Sunday, September 23, 2012

Oracle needs more Linux developers

In a recent interview with the Oracle VP of Linux development Wim Coekaerts is going into a statement done by Linus Torvalds. At LinuxCon USA Linus Torvalds stated that the Linux community is lacking kernel developers. In the interview with Wim Coekaerts is stating this is partially true however go's into detail on how this has become the situation and is offering some solutions.

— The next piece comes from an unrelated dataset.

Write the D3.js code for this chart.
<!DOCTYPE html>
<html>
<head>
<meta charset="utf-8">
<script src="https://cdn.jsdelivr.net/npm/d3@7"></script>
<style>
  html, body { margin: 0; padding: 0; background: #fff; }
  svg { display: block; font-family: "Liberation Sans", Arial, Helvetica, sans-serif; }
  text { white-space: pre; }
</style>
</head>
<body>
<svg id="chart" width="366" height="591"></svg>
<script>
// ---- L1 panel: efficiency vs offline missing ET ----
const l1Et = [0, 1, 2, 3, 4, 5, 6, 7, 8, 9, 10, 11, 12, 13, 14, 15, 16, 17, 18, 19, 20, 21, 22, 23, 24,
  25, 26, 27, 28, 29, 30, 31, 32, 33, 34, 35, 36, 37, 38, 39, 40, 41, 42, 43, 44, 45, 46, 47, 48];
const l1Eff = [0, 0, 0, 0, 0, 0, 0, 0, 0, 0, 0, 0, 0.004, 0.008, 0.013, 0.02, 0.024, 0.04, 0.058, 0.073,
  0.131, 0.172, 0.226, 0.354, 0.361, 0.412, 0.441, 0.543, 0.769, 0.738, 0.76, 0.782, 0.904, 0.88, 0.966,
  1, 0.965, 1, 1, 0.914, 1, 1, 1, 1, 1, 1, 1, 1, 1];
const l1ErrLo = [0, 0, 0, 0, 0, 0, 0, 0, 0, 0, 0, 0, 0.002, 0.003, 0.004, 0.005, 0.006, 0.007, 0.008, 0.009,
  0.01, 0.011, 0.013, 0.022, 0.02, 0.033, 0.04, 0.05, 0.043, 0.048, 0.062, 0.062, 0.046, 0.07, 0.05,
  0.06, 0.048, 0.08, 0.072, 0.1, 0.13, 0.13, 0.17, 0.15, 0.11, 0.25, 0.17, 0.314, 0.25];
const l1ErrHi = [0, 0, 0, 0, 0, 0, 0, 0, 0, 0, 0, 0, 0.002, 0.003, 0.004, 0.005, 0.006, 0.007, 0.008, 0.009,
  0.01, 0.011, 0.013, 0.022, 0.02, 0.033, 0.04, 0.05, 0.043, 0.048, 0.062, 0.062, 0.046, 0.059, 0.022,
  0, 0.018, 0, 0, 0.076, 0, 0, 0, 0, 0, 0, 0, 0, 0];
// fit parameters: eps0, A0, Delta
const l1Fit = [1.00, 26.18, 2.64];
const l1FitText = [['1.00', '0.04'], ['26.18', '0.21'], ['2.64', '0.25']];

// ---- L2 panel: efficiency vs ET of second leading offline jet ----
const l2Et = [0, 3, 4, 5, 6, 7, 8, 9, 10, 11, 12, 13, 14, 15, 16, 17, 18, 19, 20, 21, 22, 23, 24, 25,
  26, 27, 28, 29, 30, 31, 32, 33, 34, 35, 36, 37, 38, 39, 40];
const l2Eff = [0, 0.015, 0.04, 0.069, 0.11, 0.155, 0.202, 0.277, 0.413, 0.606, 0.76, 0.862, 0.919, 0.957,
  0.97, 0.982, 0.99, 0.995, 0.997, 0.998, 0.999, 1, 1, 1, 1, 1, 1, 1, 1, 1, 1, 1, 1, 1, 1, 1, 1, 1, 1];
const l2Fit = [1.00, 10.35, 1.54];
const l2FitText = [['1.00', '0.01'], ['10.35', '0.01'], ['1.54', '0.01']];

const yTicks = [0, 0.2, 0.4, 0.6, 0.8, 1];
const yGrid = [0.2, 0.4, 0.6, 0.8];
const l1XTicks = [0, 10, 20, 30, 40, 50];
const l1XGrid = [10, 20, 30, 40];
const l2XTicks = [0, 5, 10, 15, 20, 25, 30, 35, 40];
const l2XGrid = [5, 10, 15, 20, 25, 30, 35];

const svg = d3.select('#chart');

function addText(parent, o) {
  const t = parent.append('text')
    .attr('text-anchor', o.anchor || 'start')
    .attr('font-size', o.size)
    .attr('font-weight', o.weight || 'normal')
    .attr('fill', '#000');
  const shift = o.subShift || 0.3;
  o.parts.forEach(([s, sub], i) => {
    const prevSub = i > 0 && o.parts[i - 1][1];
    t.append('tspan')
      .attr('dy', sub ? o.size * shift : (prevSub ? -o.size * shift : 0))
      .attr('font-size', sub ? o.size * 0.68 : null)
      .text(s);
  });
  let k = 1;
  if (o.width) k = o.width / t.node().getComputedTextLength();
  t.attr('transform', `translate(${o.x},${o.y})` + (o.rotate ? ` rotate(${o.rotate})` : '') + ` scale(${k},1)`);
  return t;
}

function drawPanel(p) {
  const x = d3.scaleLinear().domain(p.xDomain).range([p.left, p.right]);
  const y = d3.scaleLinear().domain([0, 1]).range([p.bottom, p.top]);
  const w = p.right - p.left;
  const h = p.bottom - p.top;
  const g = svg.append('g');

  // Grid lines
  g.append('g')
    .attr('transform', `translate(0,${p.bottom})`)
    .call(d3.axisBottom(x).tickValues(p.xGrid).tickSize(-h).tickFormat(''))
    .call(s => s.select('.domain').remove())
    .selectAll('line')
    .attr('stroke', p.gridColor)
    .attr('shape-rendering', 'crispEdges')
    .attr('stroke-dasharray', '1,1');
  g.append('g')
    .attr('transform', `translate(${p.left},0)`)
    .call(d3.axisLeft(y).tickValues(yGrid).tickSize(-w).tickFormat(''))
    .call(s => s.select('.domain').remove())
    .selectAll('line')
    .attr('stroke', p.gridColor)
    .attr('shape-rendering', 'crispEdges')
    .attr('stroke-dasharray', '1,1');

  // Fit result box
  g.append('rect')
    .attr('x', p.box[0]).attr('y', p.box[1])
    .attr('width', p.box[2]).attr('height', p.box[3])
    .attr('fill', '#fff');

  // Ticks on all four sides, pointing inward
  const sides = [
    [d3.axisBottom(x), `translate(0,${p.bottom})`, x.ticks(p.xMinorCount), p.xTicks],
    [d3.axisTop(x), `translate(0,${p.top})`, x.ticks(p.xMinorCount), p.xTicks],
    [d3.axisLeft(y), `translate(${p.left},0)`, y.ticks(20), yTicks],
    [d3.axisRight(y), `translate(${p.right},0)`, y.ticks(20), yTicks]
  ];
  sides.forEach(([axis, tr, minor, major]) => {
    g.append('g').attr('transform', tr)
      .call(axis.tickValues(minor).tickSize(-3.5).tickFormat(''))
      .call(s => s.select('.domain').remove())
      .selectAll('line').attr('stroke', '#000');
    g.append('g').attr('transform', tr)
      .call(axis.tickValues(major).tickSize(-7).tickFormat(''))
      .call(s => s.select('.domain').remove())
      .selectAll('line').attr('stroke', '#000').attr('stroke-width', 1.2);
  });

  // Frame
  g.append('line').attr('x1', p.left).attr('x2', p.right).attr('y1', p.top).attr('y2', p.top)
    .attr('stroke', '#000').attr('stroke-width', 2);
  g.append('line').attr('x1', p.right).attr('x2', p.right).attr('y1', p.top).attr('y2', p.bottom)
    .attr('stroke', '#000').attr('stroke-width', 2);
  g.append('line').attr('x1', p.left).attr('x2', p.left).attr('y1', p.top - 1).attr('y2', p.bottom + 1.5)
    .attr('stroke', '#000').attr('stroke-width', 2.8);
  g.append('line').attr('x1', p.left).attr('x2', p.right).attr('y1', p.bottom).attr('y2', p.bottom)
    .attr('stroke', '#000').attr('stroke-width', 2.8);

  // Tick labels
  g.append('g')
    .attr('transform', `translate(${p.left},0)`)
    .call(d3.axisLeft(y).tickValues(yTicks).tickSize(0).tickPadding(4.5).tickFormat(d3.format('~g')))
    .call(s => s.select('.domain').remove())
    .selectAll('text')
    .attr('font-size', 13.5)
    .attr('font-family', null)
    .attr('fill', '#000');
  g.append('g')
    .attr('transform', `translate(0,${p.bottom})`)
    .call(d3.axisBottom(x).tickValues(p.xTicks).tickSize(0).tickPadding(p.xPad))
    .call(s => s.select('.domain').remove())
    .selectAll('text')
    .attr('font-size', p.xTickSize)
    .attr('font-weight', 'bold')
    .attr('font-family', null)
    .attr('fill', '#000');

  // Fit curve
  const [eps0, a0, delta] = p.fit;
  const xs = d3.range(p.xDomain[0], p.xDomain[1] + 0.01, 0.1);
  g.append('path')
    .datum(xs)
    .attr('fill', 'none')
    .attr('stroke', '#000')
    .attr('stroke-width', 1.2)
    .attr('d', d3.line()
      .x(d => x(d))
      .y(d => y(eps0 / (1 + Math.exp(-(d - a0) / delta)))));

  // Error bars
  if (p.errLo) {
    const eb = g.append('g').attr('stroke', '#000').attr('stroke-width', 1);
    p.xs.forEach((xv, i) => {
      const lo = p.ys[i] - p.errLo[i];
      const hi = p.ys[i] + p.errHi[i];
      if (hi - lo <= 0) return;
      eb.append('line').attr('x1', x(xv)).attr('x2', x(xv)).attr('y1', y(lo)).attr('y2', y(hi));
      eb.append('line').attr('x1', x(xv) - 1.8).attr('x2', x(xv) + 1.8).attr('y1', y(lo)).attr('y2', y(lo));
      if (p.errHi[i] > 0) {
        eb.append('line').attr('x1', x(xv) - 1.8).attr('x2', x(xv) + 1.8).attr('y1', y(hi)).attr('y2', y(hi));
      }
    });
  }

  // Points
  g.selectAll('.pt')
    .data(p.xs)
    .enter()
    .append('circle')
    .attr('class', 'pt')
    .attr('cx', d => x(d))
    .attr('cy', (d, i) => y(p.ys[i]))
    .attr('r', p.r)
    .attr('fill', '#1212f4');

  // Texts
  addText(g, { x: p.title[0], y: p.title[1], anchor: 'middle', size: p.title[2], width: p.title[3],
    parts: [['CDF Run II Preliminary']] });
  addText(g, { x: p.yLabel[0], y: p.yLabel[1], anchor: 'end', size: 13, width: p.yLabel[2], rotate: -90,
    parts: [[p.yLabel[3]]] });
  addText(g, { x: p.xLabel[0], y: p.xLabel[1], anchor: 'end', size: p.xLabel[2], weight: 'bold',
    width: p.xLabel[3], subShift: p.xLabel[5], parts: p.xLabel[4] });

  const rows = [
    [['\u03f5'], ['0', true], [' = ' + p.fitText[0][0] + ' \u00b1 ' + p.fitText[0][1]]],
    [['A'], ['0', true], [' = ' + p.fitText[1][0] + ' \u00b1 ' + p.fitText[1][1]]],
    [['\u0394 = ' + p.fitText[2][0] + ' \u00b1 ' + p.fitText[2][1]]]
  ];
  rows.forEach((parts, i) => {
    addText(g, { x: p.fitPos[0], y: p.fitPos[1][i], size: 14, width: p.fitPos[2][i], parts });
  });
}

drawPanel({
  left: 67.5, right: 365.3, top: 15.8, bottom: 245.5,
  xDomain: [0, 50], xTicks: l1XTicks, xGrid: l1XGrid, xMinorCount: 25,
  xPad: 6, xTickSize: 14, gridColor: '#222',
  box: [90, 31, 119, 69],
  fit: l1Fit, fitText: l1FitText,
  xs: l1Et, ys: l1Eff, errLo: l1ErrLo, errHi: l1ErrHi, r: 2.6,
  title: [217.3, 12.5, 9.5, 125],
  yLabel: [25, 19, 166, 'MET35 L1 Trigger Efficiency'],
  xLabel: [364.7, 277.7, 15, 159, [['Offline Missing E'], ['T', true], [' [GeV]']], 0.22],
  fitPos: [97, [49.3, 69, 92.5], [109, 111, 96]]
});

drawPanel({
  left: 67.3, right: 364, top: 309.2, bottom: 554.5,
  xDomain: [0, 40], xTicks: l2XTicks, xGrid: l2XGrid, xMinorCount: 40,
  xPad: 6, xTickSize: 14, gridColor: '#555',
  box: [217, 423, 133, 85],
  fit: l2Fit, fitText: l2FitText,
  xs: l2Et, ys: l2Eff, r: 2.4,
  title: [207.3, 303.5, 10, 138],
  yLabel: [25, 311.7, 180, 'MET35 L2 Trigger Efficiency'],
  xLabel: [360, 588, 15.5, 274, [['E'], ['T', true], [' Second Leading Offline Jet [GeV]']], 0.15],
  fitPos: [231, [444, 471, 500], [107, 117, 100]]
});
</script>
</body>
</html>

What Wim Coekaerts states that there are enough people who would like to contribute to the Linux community however are turned down by the inner workings of the community. As an example he states that if a new developer is providing a patch to the kernel mailing lists and it is not done to the letter of how it should be done the newly contributing developer is fried by the community. This is discouraging in such a way that many developers are so turned down by there first experience of providing a patch to a Linux issue that the will not send in a second patch. I do think there is not a true track record and some hard figures on this however I can imagine that Wim is correct in his statement.

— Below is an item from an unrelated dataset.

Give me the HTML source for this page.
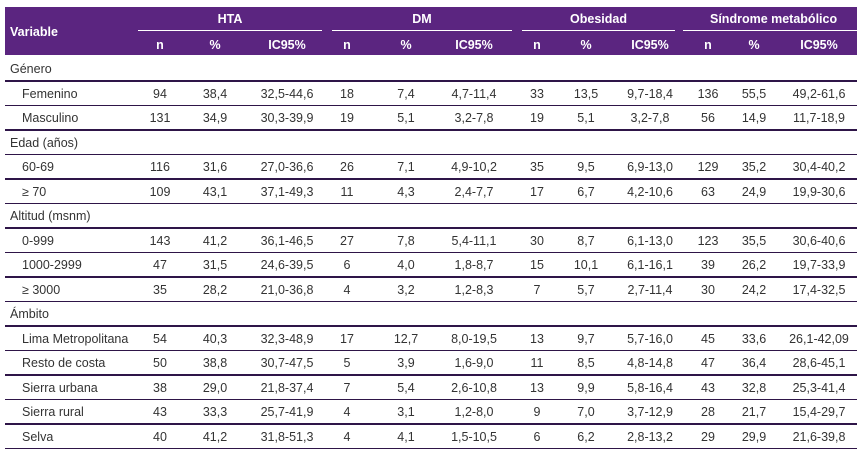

In the interview he promotes that the Linux community should start a channel for new kernel developers where they can ask questions and are promoted to become more knowledgeable Linux developers. I do very much promote this idea however, I also do have a feeling that this is a spot where Oracle and the Linux development team from Wim Coekaerts could take a role. Oracle is promoting more and more the use of Oracle Linux and is depending for a large part of community build software. They do build there own patches and "pay" the community back in this way. However, if Oracle feels strongly about open source software development and the development of Linux they could take a role in this. Oracle could take a role in setting up a kernel developers learning and training channel which should be available to everyone. This way the Linux development community benefits and Oracle will have the benefit of (A) more good developers adding to the kernel and (B) they have the first contact with promising developers. I am wondering if Oracle and the team of Wim Coekaerts are willing to jump into this challenge.